Entries with chart source code:
###
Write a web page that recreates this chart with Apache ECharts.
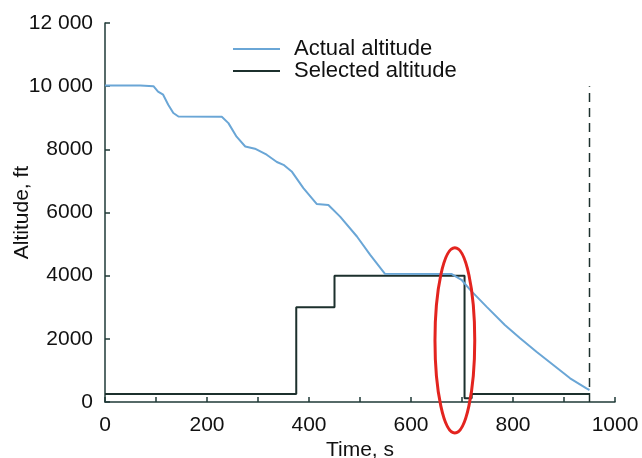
<!DOCTYPE html>
<html>
<head>
<meta charset="utf-8">
<script src="https://cdn.jsdelivr.net/npm/echarts@6/dist/echarts.min.js"></script>
<style>
  html, body { margin: 0; padding: 0; background: #fff; }
  #chart { width: 642px; height: 458px; }
</style>
</head>
<body>
<div id="chart"></div>
<script>
// Actual altitude (time s, altitude ft)
const actualTime = [0, 69, 95, 104, 114, 124, 134, 144, 229, 242, 258, 275, 294, 317, 337, 350, 366, 389, 415, 438, 461, 494, 520, 549, 680, 699, 716, 748, 784, 814, 846, 879, 912, 944, 950]
const actualAlt = [10020, 10020, 10000, 9830, 9730, 9410, 9150, 9040, 9030, 8830, 8400, 8090, 8020, 7830, 7600, 7510, 7300, 6770, 6270, 6240, 5870, 5240, 4660, 4060, 4050, 3870, 3550, 3020, 2440, 2020, 1590, 1170, 750, 430, 380]

// Selected altitude corners (step trace)
const selectedTime = [0, 375, 375, 450, 450, 705, 705, 719, 719, 950]
const selectedAlt = [250, 250, 3000, 3000, 4000, 4000, 120, 120, 250, 250]

// Dashed marker at end of record
const markerTime = [950, 950]
const markerAlt = [0, 10000]

// Red highlight ellipse: centre and radii in data units
const ellipseCenter = [686, 1950]
const ellipseRadius = [39, 2930]

const yTickLabels = { 0: '0', 2000: '2000', 4000: '4000', 6000: '6000', 8000: '8000', 10000: '10 000', 12000: '12 000' }

const zip = (xs, ys) => xs.map((x, i) => [x, ys[i]])

const axisColor = '#1f3a37'
const font = '"Liberation Sans", Arial, sans-serif'

const chart = echarts.init(document.getElementById('chart'))

chart.setOption({
  animation: false,
  textStyle: { fontFamily: font },
  grid: { left: 105, right: 27, top: 23, bottom: 56, containLabel: false, outerBoundsMode: 'none' },
  legend: {
    orient: 'vertical',
    left: 228,
    top: 33,
    itemWidth: 47,
    itemHeight: 2,
    itemGap: 0,
    icon: 'rect',
    textStyle: { fontSize: 22, color: '#111', lineHeight: 21, padding: [0, 0, 0, 9], fontFamily: font },
    data: ['Actual altitude', 'Selected altitude']
  },
  xAxis: {
    type: 'value',
    min: 0,
    max: 1000,
    interval: 200,
    name: 'Time, s',
    nameLocation: 'middle',
    nameGap: 38,
    nameMoveOverlap: false,
    nameTextStyle: { fontSize: 21, color: '#111', fontFamily: font },
    axisLine: { lineStyle: { color: axisColor, width: 1.5 } },
    axisTick: { inside: true, length: 5, lineStyle: { color: axisColor, width: 1.5 } },
    minorTick: { show: true, splitNumber: 2, length: 5, lineStyle: { color: axisColor, width: 1.5 } },
    axisLabel: { fontSize: 21, color: '#111', margin: 13, fontFamily: font, formatter: v => String(v) },
    splitLine: { show: false }
  },
  yAxis: {
    type: 'value',
    min: 0,
    max: 12000,
    interval: 2000,
    name: 'Altitude, ft',
    nameLocation: 'middle',
    nameGap: 72,
    nameMoveOverlap: false,
    nameTextStyle: { fontSize: 21, color: '#111', fontFamily: font },
    axisLine: { show: true, lineStyle: { color: axisColor, width: 1.5 } },
    axisTick: { show: true, inside: true, length: 5, lineStyle: { color: axisColor, width: 1.5 } },
    axisLabel: { fontSize: 21, color: '#111', margin: 12, fontFamily: font, formatter: v => yTickLabels[v] || String(v) },
    splitLine: { show: false }
  },
  series: [
    {
      name: 'Selected altitude',
      type: 'line',
      data: zip(selectedTime, selectedAlt),
      showSymbol: false,
      color: '#1c302d',
      lineStyle: { width: 2, color: '#1c302d' }
    },
    {
      name: 'Actual altitude',
      type: 'line',
      data: zip(actualTime, actualAlt),
      showSymbol: false,
      color: '#6aa6d6',
      lineStyle: { width: 2, color: '#6aa6d6' }
    },
    {
      name: 'marker',
      type: 'line',
      data: zip(markerTime, markerAlt),
      showSymbol: false,
      lineStyle: { width: 1.5, color: '#1c302d', type: [9, 6] }
    }
  ]
})

// Red ellipse placed through the axes' scales
const c = chart.convertToPixel({ gridIndex: 0 }, ellipseCenter)
const edge = chart.convertToPixel({ gridIndex: 0 }, [ellipseCenter[0] + ellipseRadius[0], ellipseCenter[1] + ellipseRadius[1]])
chart.setOption({
  graphic: [{
    type: 'ellipse',
    shape: { cx: c[0], cy: c[1], rx: Math.abs(edge[0] - c[0]), ry: Math.abs(c[1] - edge[1]) },
    style: { fill: 'none', stroke: '#e3241f', lineWidth: 3 },
    z: 100
  }]
})
</script>
</body>
</html>
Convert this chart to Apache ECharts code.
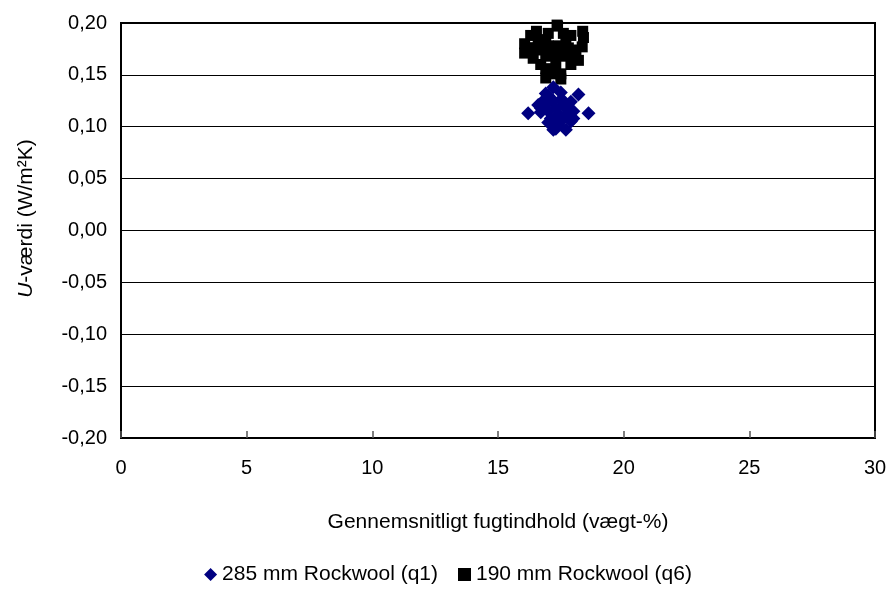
###
Using the material above, retype each entry exactly and omit the pictures.

**RESULT FOR THIS TASK**
Write a web page that recreates this chart with Apache ECharts.
<!DOCTYPE html>
<html>
<head>
<meta charset="utf-8">
<script src="https://cdn.jsdelivr.net/npm/echarts@6/dist/echarts.min.js"></script>
<style>
  html, body { margin: 0; padding: 0; background: #fff; }
  #chart { width: 642px; height: 458px; }
</style>
</head>
<body>
<div id="chart"></div>
<script>
// Actual altitude (time s, altitude ft)
const actualTime = [0, 69, 95, 104, 114, 124, 134, 144, 229, 242, 258, 275, 294, 317, 337, 350, 366, 389, 415, 438, 461, 494, 520, 549, 680, 699, 716, 748, 784, 814, 846, 879, 912, 944, 950]
const actualAlt = [10020, 10020, 10000, 9830, 9730, 9410, 9150, 9040, 9030, 8830, 8400, 8090, 8020, 7830, 7600, 7510, 7300, 6770, 6270, 6240, 5870, 5240, 4660, 4060, 4050, 3870, 3550, 3020, 2440, 2020, 1590, 1170, 750, 430, 380]

// Selected altitude corners (step trace)
const selectedTime = [0, 375, 375, 450, 450, 705, 705, 719, 719, 950]
const selectedAlt = [250, 250, 3000, 3000, 4000, 4000, 120, 120, 250, 250]

// Dashed marker at end of record
const markerTime = [950, 950]
const markerAlt = [0, 10000]

// Red highlight ellipse: centre and radii in data units
const ellipseCenter = [686, 1950]
const ellipseRadius = [39, 2930]

const yTickLabels = { 0: '0', 2000: '2000', 4000: '4000', 6000: '6000', 8000: '8000', 10000: '10 000', 12000: '12 000' }

const zip = (xs, ys) => xs.map((x, i) => [x, ys[i]])

const axisColor = '#1f3a37'
const font = '"Liberation Sans", Arial, sans-serif'

const chart = echarts.init(document.getElementById('chart'))

chart.setOption({
  animation: false,
  textStyle: { fontFamily: font },
  grid: { left: 105, right: 27, top: 23, bottom: 56, containLabel: false, outerBoundsMode: 'none' },
  legend: {
    orient: 'vertical',
    left: 228,
    top: 33,
    itemWidth: 47,
    itemHeight: 2,
    itemGap: 0,
    icon: 'rect',
    textStyle: { fontSize: 22, color: '#111', lineHeight: 21, padding: [0, 0, 0, 9], fontFamily: font },
    data: ['Actual altitude', 'Selected altitude']
  },
  xAxis: {
    type: 'value',
    min: 0,
    max: 1000,
    interval: 200,
    name: 'Time, s',
    nameLocation: 'middle',
    nameGap: 38,
    nameMoveOverlap: false,
    nameTextStyle: { fontSize: 21, color: '#111', fontFamily: font },
    axisLine: { lineStyle: { color: axisColor, width: 1.5 } },
    axisTick: { inside: true, length: 5, lineStyle: { color: axisColor, width: 1.5 } },
    minorTick: { show: true, splitNumber: 2, length: 5, lineStyle: { color: axisColor, width: 1.5 } },
    axisLabel: { fontSize: 21, color: '#111', margin: 13, fontFamily: font, formatter: v => String(v) },
    splitLine: { show: false }
  },
  yAxis: {
    type: 'value',
    min: 0,
    max: 12000,
    interval: 2000,
    name: 'Altitude, ft',
    nameLocation: 'middle',
    nameGap: 72,
    nameMoveOverlap: false,
    nameTextStyle: { fontSize: 21, color: '#111', fontFamily: font },
    axisLine: { show: true, lineStyle: { color: axisColor, width: 1.5 } },
    axisTick: { show: true, inside: true, length: 5, lineStyle: { color: axisColor, width: 1.5 } },
    axisLabel: { fontSize: 21, color: '#111', margin: 12, fontFamily: font, formatter: v => yTickLabels[v] || String(v) },
    splitLine: { show: false }
  },
  series: [
    {
      name: 'Selected altitude',
      type: 'line',
      data: zip(selectedTime, selectedAlt),
      showSymbol: false,
      color: '#1c302d',
      lineStyle: { width: 2, color: '#1c302d' }
    },
    {
      name: 'Actual altitude',
      type: 'line',
      data: zip(actualTime, actualAlt),
      showSymbol: false,
      color: '#6aa6d6',
      lineStyle: { width: 2, color: '#6aa6d6' }
    },
    {
      name: 'marker',
      type: 'line',
      data: zip(markerTime, markerAlt),
      showSymbol: false,
      lineStyle: { width: 1.5, color: '#1c302d', type: [9, 6] }
    }
  ]
})

// Red ellipse placed through the axes' scales
const c = chart.convertToPixel({ gridIndex: 0 }, ellipseCenter)
const edge = chart.convertToPixel({ gridIndex: 0 }, [ellipseCenter[0] + ellipseRadius[0], ellipseCenter[1] + ellipseRadius[1]])
chart.setOption({
  graphic: [{
    type: 'ellipse',
    shape: { cx: c[0], cy: c[1], rx: Math.abs(edge[0] - c[0]), ry: Math.abs(c[1] - edge[1]) },
    style: { fill: 'none', stroke: '#e3241f', lineWidth: 3 },
    z: 100
  }]
})
</script>
</body>
</html>
Convert this chart to Apache ECharts code.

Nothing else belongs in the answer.